Rapid trial-and-error learning with simulation supports flexible tool use and physical reasoning
Kelsey R. Allen, Kevin A. Smith, Joshua B. Tenenbaum
TL;DR
This work investigates rapid, flexible physical problem solving and tool use by comparing human performance to a minimal, internal model-driven agent. It presents the Virtual Tools game and the SSUP framework, consisting of Sample (object-based priors), Simulate (noisy forward physics), and Update (learning from thoughts and actions) to explain how people plan and adapt in novel tasks. Across 30 levels and a validation set, the SSUP model matches human solution rates and action sequences, with ablations showing each component's importance; the novel-level data show strong correlations with human performance (e.g., r=0.85 for solution rates and r=0.95 for accuracy).
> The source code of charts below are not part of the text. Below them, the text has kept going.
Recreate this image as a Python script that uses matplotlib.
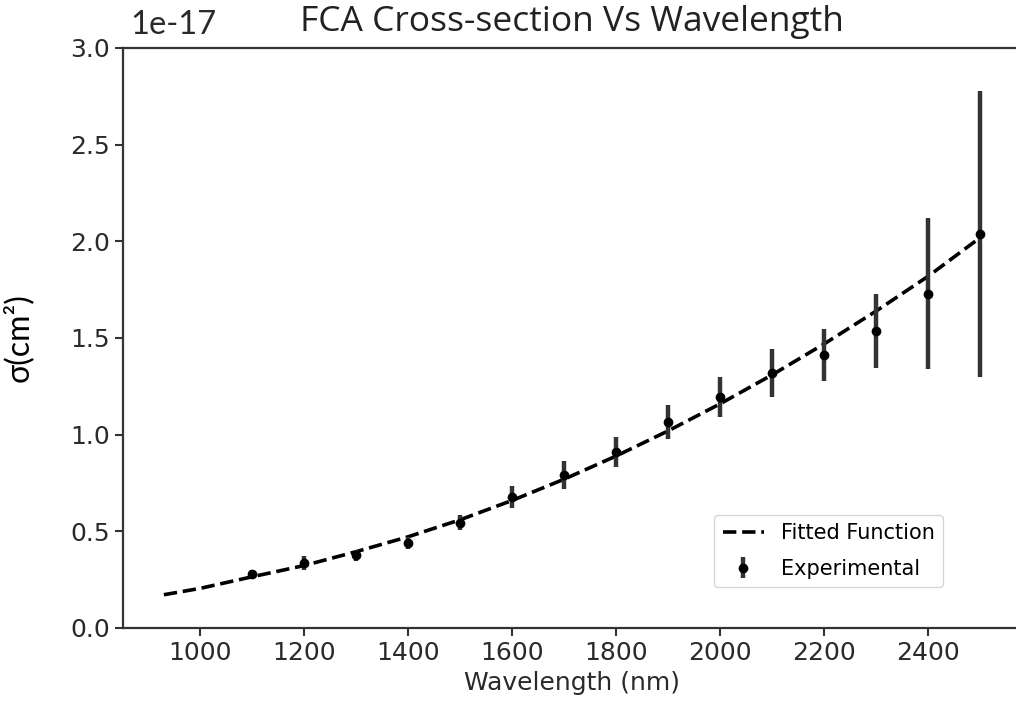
import matplotlib
matplotlib.use("Agg")
import matplotlib.pyplot as plt
import matplotlib.transforms as mtransforms

plt.rcParams['axes.unicode_minus'] = False

# experimental FCA cross-section (units of 1e-17 cm^2)
wavelength = [1100, 1200, 1300, 1400, 1500, 1600, 1700, 1800,
              1900, 2000, 2100, 2200, 2300, 2400, 2500]
sigma = [0.28, 0.335, 0.375, 0.44, 0.545, 0.677, 0.79, 0.91,
         1.065, 1.195, 1.32, 1.41, 1.535, 1.73, 2.04]
sigma_err = [0.02, 0.035, 0.03, 0.03, 0.04, 0.057, 0.072, 0.078,
             0.09, 0.105, 0.125, 0.135, 0.19, 0.39, 0.74]

# fitted curve
fit_wavelength = [930, 1000, 1100, 1200, 1300, 1400, 1500, 1600, 1700,
                  1800, 1900, 2000, 2100, 2200, 2300, 2400, 2500]
fit_sigma = [0.172, 0.205, 0.265, 0.323, 0.395, 0.472, 0.56, 0.66, 0.77,
             0.89, 1.02, 1.16, 1.31, 1.47, 1.64, 1.82, 2.02]

scale = 1e-17

fig = plt.figure(figsize=(10.16, 7.15), dpi=100)
ax = fig.add_axes([0.1211, 0.1217, 0.884, 0.8112])

ax.plot(fit_wavelength, [v * scale for v in fit_sigma], '--', color='black',
        lw=2.6, label='Fitted Function')
ax.errorbar(wavelength, [v * scale for v in sigma],
            yerr=[e * scale for e in sigma_err], fmt='o', color='black',
            ecolor='#333333', elinewidth=3.2, ms=6, label='Experimental')

ax.set_ylim(0, 3e-17)
ax.set_yticks([i * 0.5e-17 for i in range(7)])

for s in ax.spines.values():
    s.set_linewidth(1.6)
    s.set_color('#333333')
ax.tick_params(labelsize=18, length=6, width=1.5, color='#333333',
               labelcolor='#2a2a2a')

ax.set_xlabel('Wavelength (nm)', fontsize=18, color='#2a2a2a')
ax.set_ylabel('σ(cm²)', fontsize=23, family='Lato', labelpad=26)
ax.set_title('FCA Cross-section Vs Wavelength', fontsize=25.5,
             family='Open Sans', pad=12, color='#222222')

off = ax.yaxis.get_offset_text()
off.set_fontfamily('Lato')
off.set_fontsize(23.5)
off.set_transform(off.get_transform() +
                  mtransforms.ScaledTranslation(0.07, 0.10, fig.dpi_scale_trans))

ax.legend(loc='lower right', bbox_to_anchor=(0.913, 0.07), borderaxespad=0,
          fontsize=15, labelspacing=0.75, frameon=True, fancybox=True,
          edgecolor='#cccccc')

fig.savefig('out.png', dpi=100)
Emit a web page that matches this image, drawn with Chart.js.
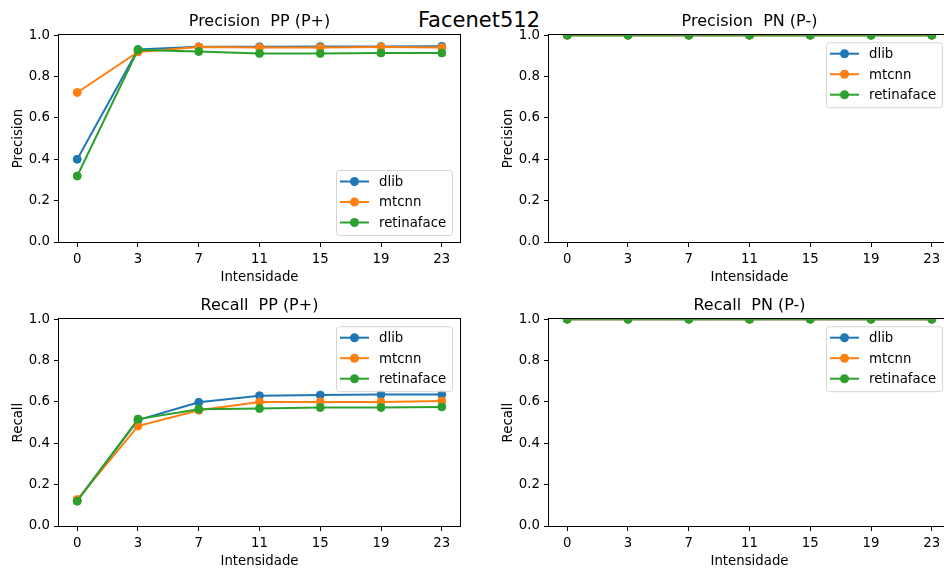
<!DOCTYPE html>
<html>
<head>
<meta charset="utf-8">
<script src="https://cdn.jsdelivr.net/npm/chart.js@4.4.1/dist/chart.umd.min.js"></script>
<style>
html, body { margin: 0; padding: 0; background: #fff; overflow: hidden; width: 944px; height: 569px; }
.box { position: absolute; width: 470px; height: 285px; }
#sup { position: absolute; left: 0; top: 8px; width: 958px; text-align: center; font: 21px "DejaVu Sans"; line-height: 24px; color: #000; }
</style>
</head>
<body>
<div id="sup">Facenet512</div>
<div class="box" style="left:0;top:0"><canvas id="c1" width="470" height="285"></canvas></div>
<div class="box" style="left:490px;top:0"><canvas id="c2" width="470" height="285"></canvas></div>
<div class="box" style="left:0;top:284px"><canvas id="c3" width="470" height="285"></canvas></div>
<div class="box" style="left:490px;top:284px"><canvas id="c4" width="470" height="285"></canvas></div>
<script>
// dados
const intensidades = ['0', '3', '7', '11', '15', '19', '23'];
const yTicks = [0, 0.2, 0.4, 0.6, 0.8, 1.0];
const detectores = ['dlib', 'mtcnn', 'retinaface'];
const cores = ['#1f77b4', '#ff7f0e', '#2ca02c'];

const precPP_dlib = [0.40, 0.931, 0.944, 0.944, 0.945, 0.945, 0.946];
const precPP_mtcnn = [0.723, 0.919, 0.943, 0.940, 0.940, 0.943, 0.940];
const precPP_retina = [0.319, 0.929, 0.921, 0.912, 0.912, 0.914, 0.914];

const precPN_dlib = [1, 1, 1, 1, 1, 1, 1];
const precPN_mtcnn = [1, 1, 1, 1, 1, 1, 1];
const precPN_retina = [1, 1, 1, 1, 1, 1, 1];

const recPP_dlib = [0.124, 0.512, 0.598, 0.630, 0.633, 0.636, 0.636];
const recPP_mtcnn = [0.128, 0.483, 0.560, 0.600, 0.600, 0.600, 0.604];
const recPP_retina = [0.120, 0.517, 0.565, 0.568, 0.573, 0.573, 0.576];

const recPN_dlib = [1, 1, 1, 1, 1, 1, 1];
const recPN_mtcnn = [1, 1, 1, 1, 1, 1, 1];
const recPN_retina = [1, 1, 1, 1, 1, 1, 1];

const FAM = '"DejaVu Sans", sans-serif';

// moldura + legenda estilo matplotlib
const frameLegend = {
    id: 'frameLegend',
    afterDatasetsDraw(chart, args, opts) {
        const { ctx, chartArea: a } = chart;
        ctx.save();
        ctx.strokeStyle = '#000';
        ctx.lineWidth = 1;
        ctx.strokeRect(Math.round(a.left) - 0.5, Math.round(a.top) - 0.5, Math.round(a.right - a.left) + 1, Math.round(a.bottom - a.top) + 1);

        const w = 116, h = 65;
        const x0 = a.right - 8 - w;
        const y0 = opts.corner === 'lr' ? a.bottom - 7 - h : a.top + 7;
        ctx.beginPath();
        ctx.roundRect(x0 + 0.5, y0 + 0.5, w, h, 3);
        ctx.fillStyle = 'rgba(255,255,255,0.8)';
        ctx.fill();
        ctx.strokeStyle = 'rgba(204,204,204,0.8)';
        ctx.stroke();

        const rows = [11.5, 32, 52.5];
        chart.data.datasets.forEach((ds, k) => {
            const y = y0 + rows[k];
            ctx.strokeStyle = ds.borderColor;
            ctx.lineWidth = 2;
            ctx.beginPath();
            ctx.moveTo(x0 + 4, y);
            ctx.lineTo(x0 + 33, y);
            ctx.stroke();
            ctx.fillStyle = ds.borderColor;
            ctx.beginPath();
            ctx.arc(x0 + 18.5, y, 4.5, 0, Math.PI * 2);
            ctx.fill();
            ctx.fillStyle = '#000';
            ctx.font = '13.3px ' + FAM;
            ctx.textBaseline = 'middle';
            ctx.textAlign = 'left';
            ctx.fillText(ds.label, x0 + 43, y + 1);
        });
        ctx.restore();
    }
};

function makeChart(id, title, yLabel, series, corner) {
    new Chart(document.getElementById(id), {
        type: 'line',
        data: {
            datasets: series.map((vals, k) => ({
                label: detectores[k],
                data: vals.map((v, i) => ({ x: i, y: v })),
                borderColor: cores[k],
                backgroundColor: cores[k],
                pointBackgroundColor: cores[k],
                pointBorderColor: cores[k],
                borderWidth: 2,
                pointRadius: 4,
                pointBorderWidth: 1,
                order: 3 - k,
                clip: 0,
                tension: 0
            }))
        },
        options: {
            responsive: false,
            animation: false,
            events: [],
            layout: { padding: { left: 0, right: 10, top: 0, bottom: 0 } },
            plugins: {
                legend: { display: false },
                tooltip: { enabled: false },
                title: {
                    display: true, text: title, fullSize: false, color: '#000',
                    font: { family: FAM, size: 16, weight: 'normal' },
                    padding: { top: 12, bottom: 4 }
                },
                frameLegend: { corner }
            },
            scales: {
                x: {
                    type: 'linear', min: -0.3, max: 6.3,
                    afterBuildTicks: s => { s.ticks = intensidades.map((_, i) => ({ value: i })); },
                    afterFit: s => { s.height = 43; },
                    ticks: { callback: v => intensidades[v], color: '#000', font: { family: FAM, size: 13.3 }, padding: 5, maxRotation: 0, autoSkip: false },
                    grid: { drawOnChartArea: false, drawTicks: true, tickLength: 5, color: '#000' },
                    border: { display: false },
                    title: { display: true, text: 'Intensidade', color: '#000', font: { family: FAM, size: 13.3 }, padding: { top: 0, bottom: -1 } }
                },
                y: {
                    min: 0, max: 1,
                    afterBuildTicks: s => { s.ticks = yTicks.map(v => ({ value: v })); },
                    afterFit: s => { s.width = 59; },
                    ticks: { callback: v => v.toFixed(1), color: '#000', font: { family: FAM, size: 13.3 }, padding: 4 },
                    grid: { drawOnChartArea: false, drawTicks: true, tickLength: 5, color: '#000' },
                    border: { display: false },
                    title: { display: true, text: yLabel, color: '#000', font: { family: FAM, size: 13.3 }, padding: { top: 11, bottom: 0 } }
                }
            }
        },
        plugins: [frameLegend]
    });
}

makeChart('c1', 'Precision  PP (P+)', 'Precision', [precPP_dlib, precPP_mtcnn, precPP_retina], 'lr');
makeChart('c2', 'Precision  PN (P-)', 'Precision', [precPN_dlib, precPN_mtcnn, precPN_retina], 'ur');
makeChart('c3', 'Recall  PP (P+)', 'Recall', [recPP_dlib, recPP_mtcnn, recPP_retina], 'ur');
makeChart('c4', 'Recall  PN (P-)', 'Recall', [recPN_dlib, recPN_mtcnn, recPN_retina], 'ur');
</script>
</body>
</html>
The framework offers a general approach to condense rich world knowledge into task-specific plans, highlighting avenues for more sophisticated priors and forward-planning in AI that reasons about physical dynamics.
Abstract
Many animals, and an increasing number of artificial agents, display sophisticated capabilities to perceive and manipulate objects. But human beings remain distinctive in their capacity for flexible, creative tool use -- using objects in new ways to act on the world, achieve a goal, or solve a problem. To study this type of general physical problem solving, we introduce the Virtual Tools game. In this game, people solve a large range of challenging physical puzzles in just a handful of attempts. We propose that the flexibility of human physical problem solving rests on an ability to imagine the effects of hypothesized actions, while the efficiency of human search arises from rich action priors which are updated via observations of the world. We instantiate these components in the "Sample, Simulate, Update" (SSUP) model and show that it captures human performance across 30 levels of the Virtual Tools game. More broadly, this model provides a mechanism for explaining how people condense general physical knowledge into actionable, task-specific plans to achieve flexible and efficient physical problem-solving.